Los argumentos presentados aquí al respecto no toman en absoluto en cuenta la relación de caridad, la cual es, en Dios y en torno a Dios, el principio de la unidad de todo —y que incluye la duda y sus sufrimientos.

La oración va al amor, y el amor vuelve con ella en un corazón desembarazado de sí mismo.
Puede tomar diversas formas. La más elevada es la oración de alabanza, suprema actividad del espíritu, razón de ser de las religiosas y de los religiosos contemplativos; pero no es algo que les esté reservado solamente a éstos, es una cuestión de capacidad de admiración, cosa de la cual los humildes están por lo general ampliamente provistos.

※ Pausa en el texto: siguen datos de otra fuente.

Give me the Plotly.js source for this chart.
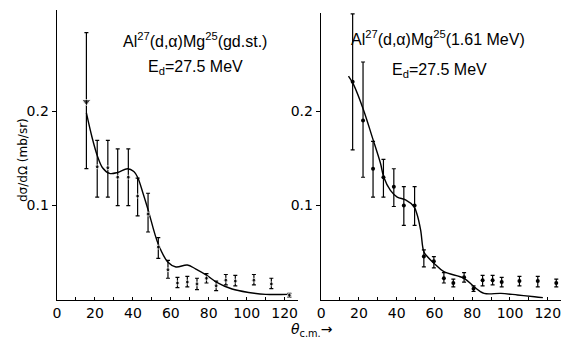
<!DOCTYPE html>
<html>
<head>
<meta charset="utf-8">
<script src="https://cdn.plot.ly/plotly-3.0.1.min.js"></script>
<style>html,body{margin:0;padding:0;background:#fff;}#chart{width:562px;height:339px;}</style>
</head>
<body>
<div id="chart"></div>
<script>
// ---- Left panel: Al27(d,alpha)Mg25 ground state ----
const gsAngle = [15.5, 21.2, 26.8, 32.0, 37.6, 42.5, 48.0, 53.4, 58.5, 63.5, 68.7, 73.8, 78.8, 83.9, 89.0, 94.0, 103.8, 113.0, 122.5];
const gsSigma = [0.210, 0.141, 0.140, 0.130, 0.130, 0.110, 0.091, 0.056, 0.032, 0.018, 0.019, 0.017, 0.023, 0.015, 0.021, 0.020, 0.021, 0.017, 0.005];
const gsErrHigh = [0.283, 0.169, 0.169, 0.160, 0.160, 0.129, 0.113, 0.066, 0.042, 0.024, 0.025, 0.023, 0.028, 0.020, 0.027, 0.026, 0.027, 0.023, 0.007];
const gsErrLow  = [0.139, 0.109, 0.109, 0.100, 0.100, 0.089, 0.072, 0.044, 0.023, 0.013, 0.014, 0.011, 0.018, 0.010, 0.016, 0.015, 0.016, 0.012, 0.003];
const gsCurveAngle = [15.5, 18.5, 21.2, 24.0, 27.7, 32.0, 37.2, 40.5, 42.5, 45.5, 48.0, 53.4, 58.5, 62.7, 68.7, 73.0, 79.0, 84.0, 92.3, 101.0, 110.0, 122.0];
const gsCurveSigma = [0.198, 0.172, 0.153, 0.140, 0.134, 0.135, 0.139, 0.136, 0.130, 0.112, 0.0957, 0.059, 0.040, 0.035, 0.037, 0.033, 0.026, 0.019, 0.0116, 0.008, 0.006, 0.006];

// ---- Right panel: Al27(d,alpha)Mg25 1.61 MeV ----
const exAngle = [16.7, 22.2, 27.5, 33.0, 38.5, 43.8, 49.5, 54.4, 59.7, 65.0, 70.0, 75.7, 80.7, 85.5, 90.8, 95.6, 105.0, 114.7, 124.5];
const exSigma = [0.231, 0.190, 0.139, 0.130, 0.120, 0.100, 0.100, 0.046, 0.041, 0.023, 0.018, 0.024, 0.012, 0.021, 0.021, 0.019, 0.020, 0.020, 0.018];
const exErrHigh = [0.303, 0.252, 0.168, 0.149, 0.139, 0.120, 0.120, 0.053, 0.046, 0.029, 0.022, 0.029, 0.015, 0.026, 0.026, 0.024, 0.025, 0.025, 0.022];
const exErrLow  = [0.159, 0.130, 0.109, 0.109, 0.099, 0.079, 0.079, 0.035, 0.034, 0.018, 0.014, 0.019, 0.009, 0.015, 0.016, 0.014, 0.015, 0.014, 0.014];
const exCurveAngle = [14.5, 17.2, 22.5, 27.0, 31.4, 33.2, 36.7, 40.3, 44.7, 49.1, 50.9, 52.7, 54.4, 56.2, 59.7, 65.0, 75.7, 81.0, 86.3, 95.2, 104.0, 113.0, 117.4];
const exCurveSigma = [0.237, 0.228, 0.201, 0.173, 0.145, 0.130, 0.116, 0.109, 0.106, 0.099, 0.090, 0.074, 0.051, 0.046, 0.039, 0.030, 0.023, 0.014, 0.007, 0.007, 0.0053, 0.0035, 0.0025];

const yTickVals = [0.1, 0.2];
const yTickText = ['0.1', '0.2'];

function plus(v, hi) { return v.map((y, i) => hi[i] - y); }
function minus(v, lo) { return v.map((y, i) => y - lo[i]); }

const FONT = 'DejaVu Sans, Arial, sans-serif';
const TFONT = 'Liberation Sans, Arial, sans-serif';

const traces = [
  {
    x: gsCurveAngle, y: gsCurveSigma, mode: 'lines', type: 'scatter',
    line: {color: '#000', width: 1.4, shape: 'spline', smoothing: 1},
    xaxis: 'x', yaxis: 'y', hoverinfo: 'skip'
  },
  {
    x: gsAngle, y: gsSigma, mode: 'markers', type: 'scatter',
    marker: {color: '#000', size: gsAngle.map((a, i) => i === 0 ? 8 : 4),
             symbol: gsAngle.map((a, i) => i === 0 ? 'triangle-down' : 'circle')},
    error_y: {type: 'data', symmetric: false, array: plus(gsSigma, gsErrHigh), arrayminus: minus(gsSigma, gsErrLow),
              color: '#000', thickness: 1.2, width: 2},
    xaxis: 'x', yaxis: 'y'
  },
  {
    x: exCurveAngle, y: exCurveSigma, mode: 'lines', type: 'scatter',
    line: {color: '#000', width: 1.4, shape: 'spline', smoothing: 1},
    xaxis: 'x2', yaxis: 'y2', hoverinfo: 'skip'
  },
  {
    x: exAngle, y: exSigma, mode: 'markers', type: 'scatter',
    marker: {color: '#000', size: 4},
    error_y: {type: 'data', symmetric: false, array: plus(exSigma, exErrHigh), arrayminus: minus(exSigma, exErrLow),
              color: '#000', thickness: 1.2, width: 2},
    xaxis: 'x2', yaxis: 'y2'
  }
];

const xCommon = {
  range: [0, 127], showgrid: false, zeroline: false, showline: true, linecolor: '#000', linewidth: 1.4,
  tickmode: 'linear', tick0: 0, dtick: 20, ticks: 'inside', ticklen: 3, tickcolor: '#000',
  minor: {dtick: 10, tick0: 0, ticks: 'inside', ticklen: 3, tickcolor: '#000', showgrid: false},
  tickfont: {family: FONT, size: 14, color: '#000'}, fixedrange: true
};
const yCommon = {
  showgrid: false, zeroline: false, showline: true, linecolor: '#000', linewidth: 1.4,
  tickmode: 'array', tickvals: yTickVals, ticktext: yTickText, ticks: 'outside', ticklen: 4, tickcolor: '#000',
  tickfont: {family: FONT, size: 14, color: '#000'}, fixedrange: true
};

const layout = {
  width: 562, height: 339,
  margin: {l: 57, r: 1, t: 10, b: 39},
  paper_bgcolor: '#fff', plot_bgcolor: '#fff',
  showlegend: false,
  xaxis: Object.assign({}, xCommon, {domain: [0, 0.478], anchor: 'y'}),
  yaxis: Object.assign({}, yCommon, {domain: [0, 1], range: [0, 0.307], anchor: 'x'}),
  xaxis2: Object.assign({}, xCommon, {domain: [0.524, 1], anchor: 'y2'}),
  yaxis2: Object.assign({}, yCommon, {domain: [0, 0.99], range: [0, 0.304], anchor: 'x2'}),
  annotations: [
    {xref: 'paper', yref: 'paper', x: (23 - 57) / 504, y: (300 - 160) / 290, text: 'dσ/dΩ (mb/sr)', textangle: -90,
     showarrow: false, font: {family: FONT, size: 12, color: '#000'}, xanchor: 'center', yanchor: 'middle'},
    {xref: 'paper', yref: 'paper', x: (312 - 57) / 504, y: (300 - 330) / 290, text: '<i>θ</i><sub>c.m.</sub>→',
     showarrow: false, font: {family: FONT, size: 14, color: '#000'}, xanchor: 'center', yanchor: 'middle'},
    {xref: 'paper', yref: 'paper', x: (195 - 57) / 504, y: (300 - 40) / 290,
     text: 'Al<sup>27</sup>(d,α)Mg<sup>25</sup>(gd.st.)', showarrow: false,
     font: {family: TFONT, size: 16, color: '#000'}, xanchor: 'center', yanchor: 'middle'},
    {xref: 'paper', yref: 'paper', x: (195 - 57) / 504, y: (300 - 68) / 290,
     text: 'E<sub>d</sub>=27.5 MeV', showarrow: false,
     font: {family: TFONT, size: 16, color: '#000'}, xanchor: 'center', yanchor: 'middle'},
    {xref: 'paper', yref: 'paper', x: (438 - 57) / 504, y: (300 - 38) / 290,
     text: 'Al<sup>27</sup>(d,α)Mg<sup>25</sup>(1.61 MeV)', showarrow: false,
     font: {family: TFONT, size: 16, color: '#000'}, xanchor: 'center', yanchor: 'middle'},
    {xref: 'paper', yref: 'paper', x: (439 - 57) / 504, y: (300 - 70) / 290,
     text: 'E<sub>d</sub>=27.5 MeV', showarrow: false,
     font: {family: TFONT, size: 16, color: '#000'}, xanchor: 'center', yanchor: 'middle'}
  ]
};

Plotly.newPlot('chart', traces, layout, {staticPlot: true, displayModeBar: false});
</script>
</body>
</html>
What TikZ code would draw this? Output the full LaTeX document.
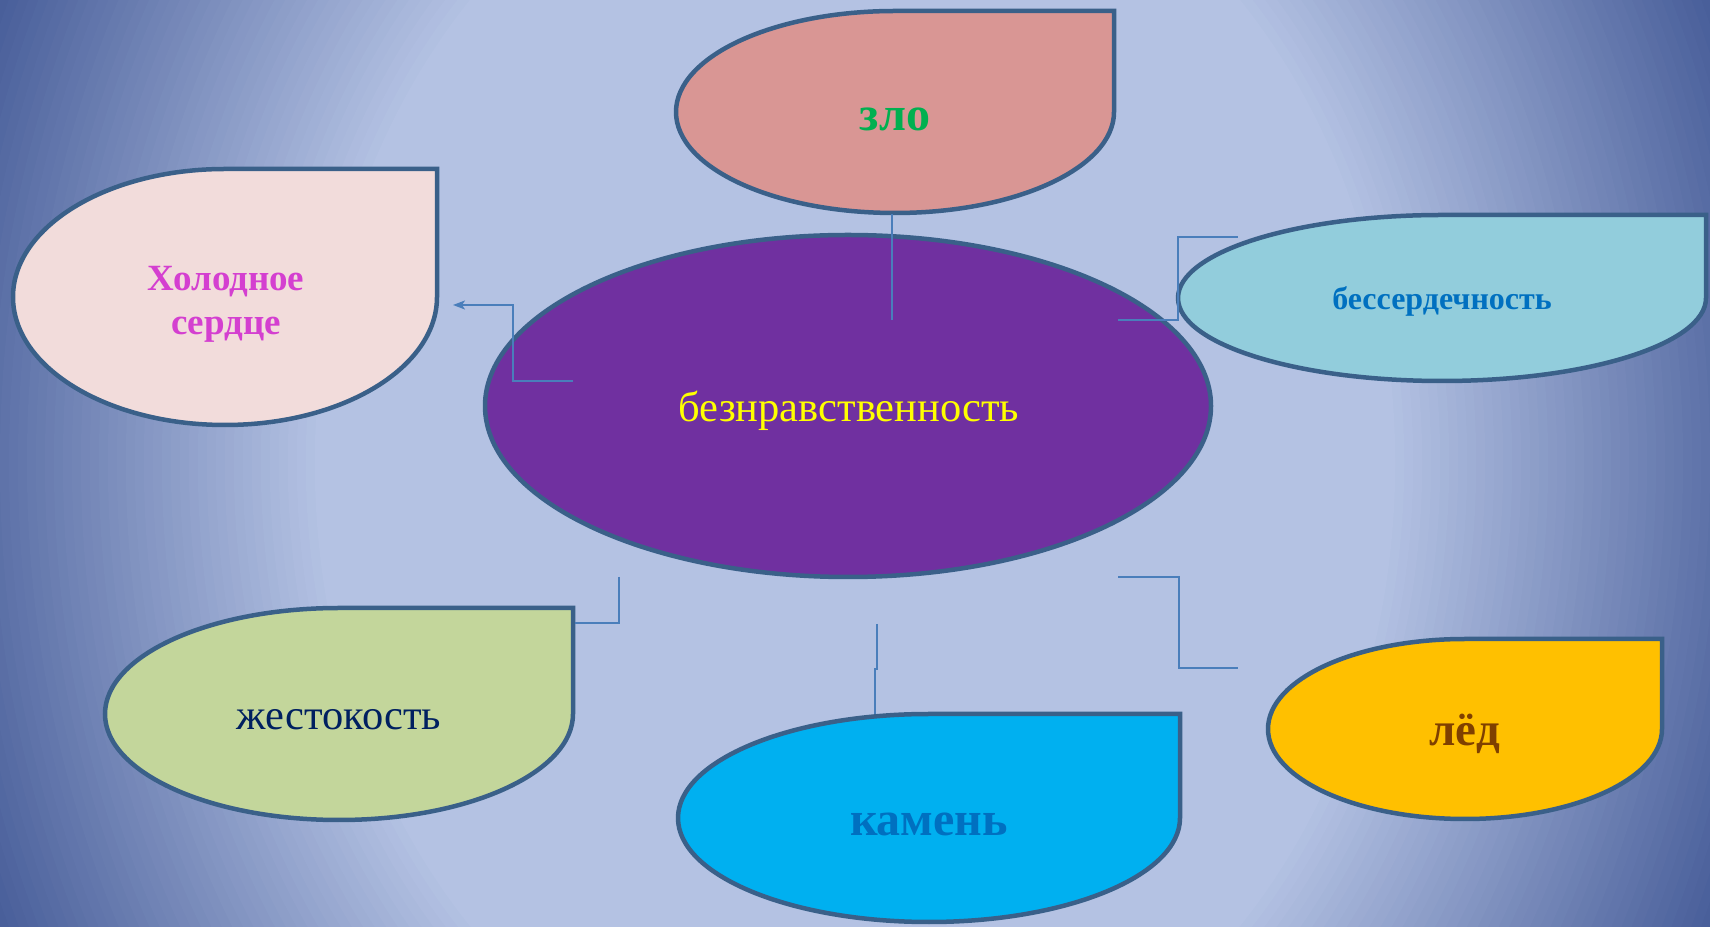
\documentclass[tikz,border=0pt]{standalone}
\usepackage{fontspec}
\setmainfont{Liberation Serif}
\usetikzlibrary{arrows.meta}
\definecolor{bgdark}{HTML}{3A5190}
\definecolor{bglight}{HTML}{B4C2E3}
\definecolor{dropborder}{HTML}{3A6089}
\definecolor{connblue}{HTML}{4A7EBB}
\definecolor{fzlo}{HTML}{D99694}
\definecolor{fhol}{HTML}{F2DCDB}
\definecolor{fcen}{HTML}{7030A0}
\definecolor{fbes}{HTML}{92CDDC}
\definecolor{fzhe}{HTML}{C3D69B}
\definecolor{fkam}{HTML}{00B0F0}
\definecolor{fled}{HTML}{FFC000}
\definecolor{tzlo}{HTML}{00B050}
\definecolor{thol}{HTML}{D43FD0}
\definecolor{tcen}{HTML}{FFFF00}
\definecolor{tblue}{HTML}{0070C0}
\definecolor{tzhe}{HTML}{002060}
\definecolor{tled}{HTML}{7F4000}
\tikzset{
  dropline/.style={draw=dropborder, line width=4.5pt, line join=miter},
  conn/.style={draw=connblue, line width=1.8pt},
  lbl/.style={align=center, inner sep=0pt},
}
\newcommand\dropshape[5]{%
  \path[dropline, fill=#5] (#1-#3,#2)
    arc[start angle=180,end angle=90,x radius=#3pt,y radius=#4pt]
    -- ++(#3,0) -- ++(0,-#4)
    arc[start angle=0,end angle=-180,x radius=#3pt,y radius=#4pt] -- cycle;}
\begin{document}
\begin{tikzpicture}[x=1pt,y=1pt]
\useasboundingbox (0,0) rectangle (1710,926);
\fill[bgdark] (0,0) rectangle (1710,926);
\begin{scope}
\clip (0,0) rectangle (1710,926);
\foreach \i in {0,...,50}{
  \pgfmathsetmacro\rx{(1.10-\i*0.01)*900}
  \pgfmathsetmacro\ry{(1.10-\i*0.01)*1100}
  \pgfmathtruncatemacro\p{\i*2}
  \fill[bglight!\p!bgdark] (855,463) ellipse[x radius=\rx pt, y radius=\ry pt];
}
\end{scope}
% central ellipse
\path[dropline, fill=fcen] (848,520) ellipse[x radius=363pt, y radius=171pt];
% teardrops
\dropshape{895}{814}{219}{101}{fzlo}
\dropshape{225}{629}{212}{128}{fhol}
\dropshape{1442}{628}{264}{83}{fbes}
\dropshape{339}{212}{234}{106}{fzhe}
\dropshape{929}{108}{251}{104}{fkam}
\dropshape{1465}{197}{197}{90}{fled}
% labels
\node[lbl, text=tcen, font=\fontsize{42.5}{50}\selectfont] (cen) at (849,515) {безнравственность};
\node[lbl, text=tzlo, font=\fontsize{48}{56}\selectfont\bfseries] (zlo) at (895,807) {зло};
\node[lbl, text=thol, font=\fontsize{37}{44}\selectfont\bfseries] (hol) at (226,622) {Холодное\\сердце};
\node[lbl, text=tblue, font=\fontsize{32}{38}\selectfont\bfseries] (bes) at (1442,625) {бессердечность};
\node[lbl, text=tzhe, font=\fontsize{42.5}{50}\selectfont] (zhe) at (339,206) {жестокость};
\node[lbl, text=tblue, font=\fontsize{48}{56}\selectfont\bfseries] (kam) at (929,102) {камень};
\node[lbl, text=tled, font=\fontsize{47}{55}\selectfont\bfseries] (led) at (1465,192) {лёд};
% connector end points
\coordinate (zloA) at (892,712);
\coordinate (zloB) at (892,606);
\coordinate (holA) at (573,545);
\coordinate (holB) at (453,621);
\coordinate (besA) at (1118,606);
\coordinate (besB) at (1238,689);
\coordinate (zheA) at (619,349);
\coordinate (zheB) at (575,303);
\coordinate (kamA) at (877,302);
\coordinate (kamB) at (875,212);
\coordinate (ledA) at (1118,349);
\coordinate (ledB) at (1238,258);
% connectors
\draw[conn] (zloA) -- (zloB);
\draw[conn, -{Stealth[length=12pt, width=9pt, inset=3pt]}] (holA) -- ++(-60,0) |- (holB);
\draw[conn] (besA) -- ++(60,0) |- (besB);
\draw[conn] (zheA) |- (zheB);
\draw[conn] (kamA) -- ++(0,-45) -- ++(-2,0) -- (kamB);
\draw[conn] (ledA) -- ++(61,0) |- (ledB);
\end{tikzpicture}
\end{document}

La oración que consiste en pedir tiene mala reputación, sobre todo entre los avaros. Es considerada demasiado interesada para ser válida y, sin embargo, con una ternura exquisita, la parábola del hijo pródigo nos estimula a practicarla, pues es porque tiene hambre y porque tiene frío, es porque no tiene un centavo y porque está harto de cuidar cerdos cuyo alimento ni siquiera le está permitido compartir, en fin porque piensa con nostalgia en los obreros bien alimentados de la casa familiar, que pone fin a su desastrosa escapatoria y retorna al hogar paterno. Y su padre, no bien percibe su figura a la distancia, corre a estrecharlo entre sus brazos, perdona todo, ordena matar al ternero más gordo y realizar un banquete en su honor, y se regocija con toda clase de demostraciones de alegría por un retorno que debía poco a los remordimientos, y mucho a la necesidad.

 En esta parábola Cristo trata de hacernos comprender que el amor de Dios es tal que recibe con alegría a todos los que llegan a él, aunque fuera por interés: no existen límites para la bondad divina, y esto es algo que aun los creyentes mismos más sinceros tienen dificultad en concebir.

La más significativa de todas las oraciones es, a nuestros ojos, la de Cristo ante la tumba de Lázaro, el hermano de Marta y de María. De vuelta a Betania, después de algunos días pasados en la otra orilla del Jordán, Jesús se entera de la muerte de Lázaro, y llora, detalle que es oportuno señalar a aquellos que toman la fe por un anestésico.

 Las dos hermanas le reprochan lastimeramente su ausencia, convencidas de que su hermano viviría todavía si Jesús hubiese estado presente, después se dirigen con él a la tumba, una cripta cerrada con una gran piedra. Jesús dice: “Retirad la piedra”. La empujan, pues, hacia un costado.

Entonces, dice el Evangelio, Jesús levantó los ojos al cielo y dijo: “Padre, gracias te doy por haberme oído.

 Bien sabía que siempre me oyes, mas es a causa de la gente que se encuentra aquí presente que lo digo, a fin de que crean que tú me has enviado”. Después exclamó: “¡Lázaro, ven fuera!” Y el que había estado muerto salió de la tumba.

Lo que yo destaco por el momento de este célebre episodio, es la oración muda y la acción de gracias pública que precedieron a la resurrección de Lázaro. ¿No tenía Jesús el poder para realizar por sí solo ese milagro? Tenía ese poder y no lo ejerció.

 La economía divina no es la nuestra; está fundada sobre el déficit absoluto y permanente del amor, el cual quiere que se le pida tocio al otro, quien no pide otra cosa que dar todo. La oración establece esa relación de caridad entre el alma y Dios, a tal punto que se puede decir sin ninguna paradoja que orar es escuchar a Dios.